_Your instructions:_
Gather all lines with the word "this" in them.

_Exercise materials:_
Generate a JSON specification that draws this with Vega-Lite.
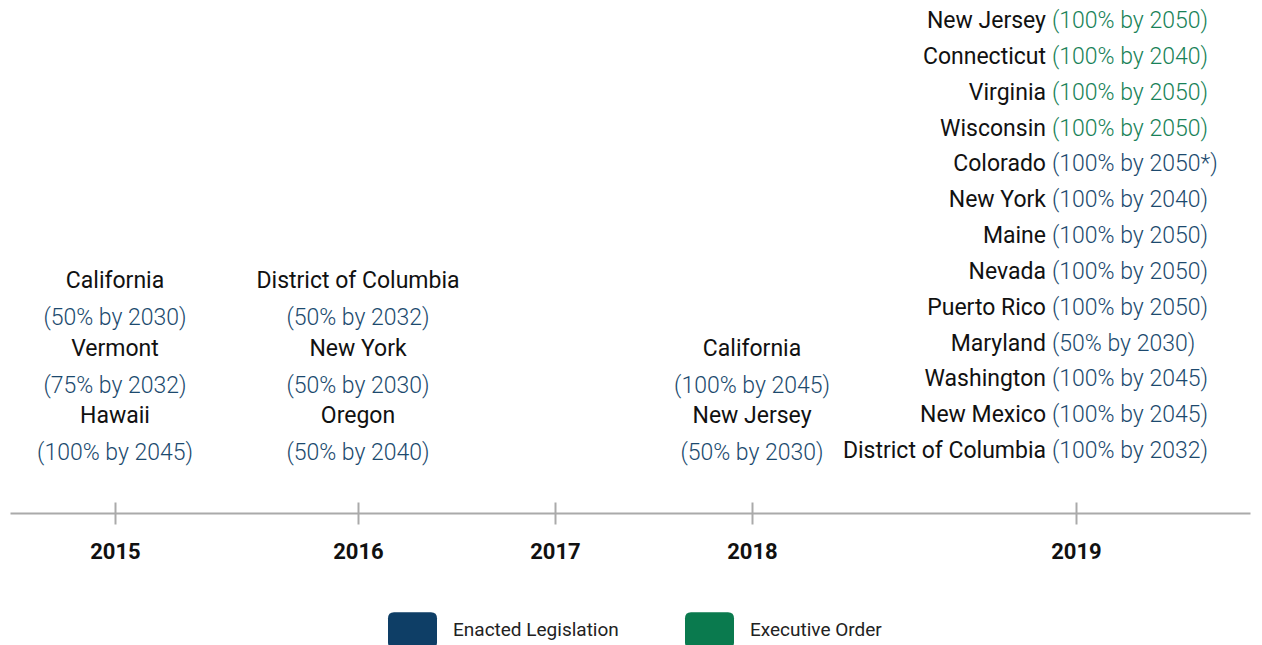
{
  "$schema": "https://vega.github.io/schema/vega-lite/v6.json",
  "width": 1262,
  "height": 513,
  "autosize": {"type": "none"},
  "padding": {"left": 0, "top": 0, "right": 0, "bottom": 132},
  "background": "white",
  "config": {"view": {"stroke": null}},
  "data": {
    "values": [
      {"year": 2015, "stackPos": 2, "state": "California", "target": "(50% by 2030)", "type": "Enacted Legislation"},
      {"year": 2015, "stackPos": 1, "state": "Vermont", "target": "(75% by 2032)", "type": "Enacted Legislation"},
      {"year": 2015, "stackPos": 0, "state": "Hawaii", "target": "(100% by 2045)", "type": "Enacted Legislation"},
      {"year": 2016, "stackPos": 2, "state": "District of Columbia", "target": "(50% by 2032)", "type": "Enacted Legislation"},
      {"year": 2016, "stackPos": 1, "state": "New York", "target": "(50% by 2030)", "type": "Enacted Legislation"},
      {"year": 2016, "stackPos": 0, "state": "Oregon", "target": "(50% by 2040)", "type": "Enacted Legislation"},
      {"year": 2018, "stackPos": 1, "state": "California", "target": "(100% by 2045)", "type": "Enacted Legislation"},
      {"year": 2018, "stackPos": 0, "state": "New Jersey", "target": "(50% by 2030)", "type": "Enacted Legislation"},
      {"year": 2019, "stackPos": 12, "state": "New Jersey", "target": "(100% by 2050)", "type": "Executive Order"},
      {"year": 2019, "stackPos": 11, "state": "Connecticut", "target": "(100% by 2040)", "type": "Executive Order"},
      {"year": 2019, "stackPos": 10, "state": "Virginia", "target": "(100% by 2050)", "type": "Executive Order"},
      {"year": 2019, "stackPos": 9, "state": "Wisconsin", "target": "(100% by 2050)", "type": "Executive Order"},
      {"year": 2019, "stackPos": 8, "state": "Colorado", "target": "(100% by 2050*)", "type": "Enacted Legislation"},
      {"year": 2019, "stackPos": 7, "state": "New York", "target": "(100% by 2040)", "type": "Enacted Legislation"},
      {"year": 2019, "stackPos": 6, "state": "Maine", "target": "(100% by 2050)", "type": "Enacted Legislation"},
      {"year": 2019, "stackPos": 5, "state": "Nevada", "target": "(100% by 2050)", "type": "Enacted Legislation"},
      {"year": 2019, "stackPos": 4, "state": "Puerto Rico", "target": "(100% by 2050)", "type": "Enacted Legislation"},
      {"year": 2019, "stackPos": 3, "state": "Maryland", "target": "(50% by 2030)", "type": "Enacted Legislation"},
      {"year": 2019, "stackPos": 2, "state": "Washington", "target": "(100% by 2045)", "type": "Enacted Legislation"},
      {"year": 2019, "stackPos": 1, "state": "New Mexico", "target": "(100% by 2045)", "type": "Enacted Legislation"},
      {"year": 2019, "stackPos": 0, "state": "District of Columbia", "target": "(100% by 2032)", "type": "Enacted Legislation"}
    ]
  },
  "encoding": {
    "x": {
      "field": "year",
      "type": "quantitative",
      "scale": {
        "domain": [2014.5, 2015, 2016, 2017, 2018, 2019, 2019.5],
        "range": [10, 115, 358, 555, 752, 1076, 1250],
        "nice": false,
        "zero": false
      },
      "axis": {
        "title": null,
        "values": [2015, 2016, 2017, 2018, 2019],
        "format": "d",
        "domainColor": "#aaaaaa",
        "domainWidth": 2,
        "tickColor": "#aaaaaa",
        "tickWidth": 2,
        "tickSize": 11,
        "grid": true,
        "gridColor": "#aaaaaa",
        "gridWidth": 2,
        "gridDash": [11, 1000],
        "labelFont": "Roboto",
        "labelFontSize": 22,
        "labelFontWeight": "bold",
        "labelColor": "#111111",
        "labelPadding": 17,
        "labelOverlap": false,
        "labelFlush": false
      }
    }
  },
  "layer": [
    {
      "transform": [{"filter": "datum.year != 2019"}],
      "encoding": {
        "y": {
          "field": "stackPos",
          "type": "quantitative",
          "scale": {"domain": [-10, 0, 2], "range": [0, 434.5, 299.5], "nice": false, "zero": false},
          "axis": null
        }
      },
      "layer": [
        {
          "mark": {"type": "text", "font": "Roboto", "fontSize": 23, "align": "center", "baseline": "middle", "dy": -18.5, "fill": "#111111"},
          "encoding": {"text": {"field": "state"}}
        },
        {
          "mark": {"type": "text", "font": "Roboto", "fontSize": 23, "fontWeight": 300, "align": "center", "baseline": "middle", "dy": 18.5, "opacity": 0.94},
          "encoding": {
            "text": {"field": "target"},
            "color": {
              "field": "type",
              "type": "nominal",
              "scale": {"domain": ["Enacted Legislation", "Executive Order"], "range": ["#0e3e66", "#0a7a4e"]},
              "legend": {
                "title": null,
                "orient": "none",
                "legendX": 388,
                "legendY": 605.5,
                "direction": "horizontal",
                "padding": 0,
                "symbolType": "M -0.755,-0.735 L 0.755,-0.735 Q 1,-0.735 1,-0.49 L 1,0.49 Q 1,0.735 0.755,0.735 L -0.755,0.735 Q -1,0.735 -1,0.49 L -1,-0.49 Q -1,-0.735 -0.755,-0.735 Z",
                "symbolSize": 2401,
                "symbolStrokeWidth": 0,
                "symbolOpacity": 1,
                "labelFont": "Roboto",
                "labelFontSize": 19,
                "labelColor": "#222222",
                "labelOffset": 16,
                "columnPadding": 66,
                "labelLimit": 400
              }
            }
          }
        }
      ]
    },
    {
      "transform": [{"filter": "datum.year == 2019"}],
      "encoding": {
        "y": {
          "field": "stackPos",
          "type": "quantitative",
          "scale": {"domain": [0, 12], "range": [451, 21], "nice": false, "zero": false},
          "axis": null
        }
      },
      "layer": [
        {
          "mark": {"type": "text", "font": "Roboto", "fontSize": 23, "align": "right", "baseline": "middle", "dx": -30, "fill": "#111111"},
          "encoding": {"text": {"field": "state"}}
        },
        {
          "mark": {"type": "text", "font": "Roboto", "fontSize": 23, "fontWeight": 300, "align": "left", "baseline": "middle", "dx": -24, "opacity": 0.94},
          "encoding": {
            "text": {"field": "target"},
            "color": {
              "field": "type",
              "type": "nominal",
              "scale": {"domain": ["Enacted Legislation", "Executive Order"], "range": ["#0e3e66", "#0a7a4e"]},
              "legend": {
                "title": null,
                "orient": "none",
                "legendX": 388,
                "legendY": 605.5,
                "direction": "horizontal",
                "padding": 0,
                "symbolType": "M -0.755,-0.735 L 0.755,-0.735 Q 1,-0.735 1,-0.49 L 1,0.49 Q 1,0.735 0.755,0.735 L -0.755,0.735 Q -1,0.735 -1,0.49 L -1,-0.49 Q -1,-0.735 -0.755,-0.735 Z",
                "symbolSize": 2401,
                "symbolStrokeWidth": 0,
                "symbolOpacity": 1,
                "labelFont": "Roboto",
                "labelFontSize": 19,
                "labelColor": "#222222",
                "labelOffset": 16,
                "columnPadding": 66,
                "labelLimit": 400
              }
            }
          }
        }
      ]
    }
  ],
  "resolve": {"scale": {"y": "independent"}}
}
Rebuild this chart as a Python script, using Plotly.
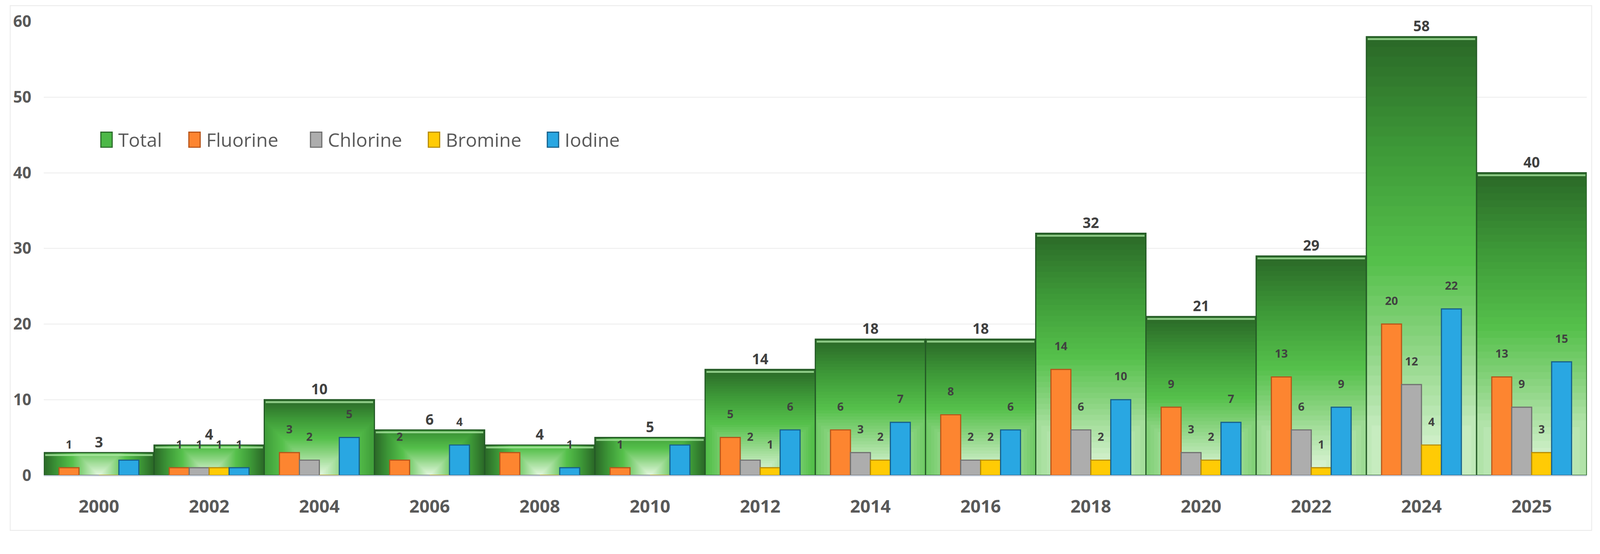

_Result:_
Generate a JSON specification that draws this with Vega-Lite.
Rebuild this chart as a Python script, using Plotly.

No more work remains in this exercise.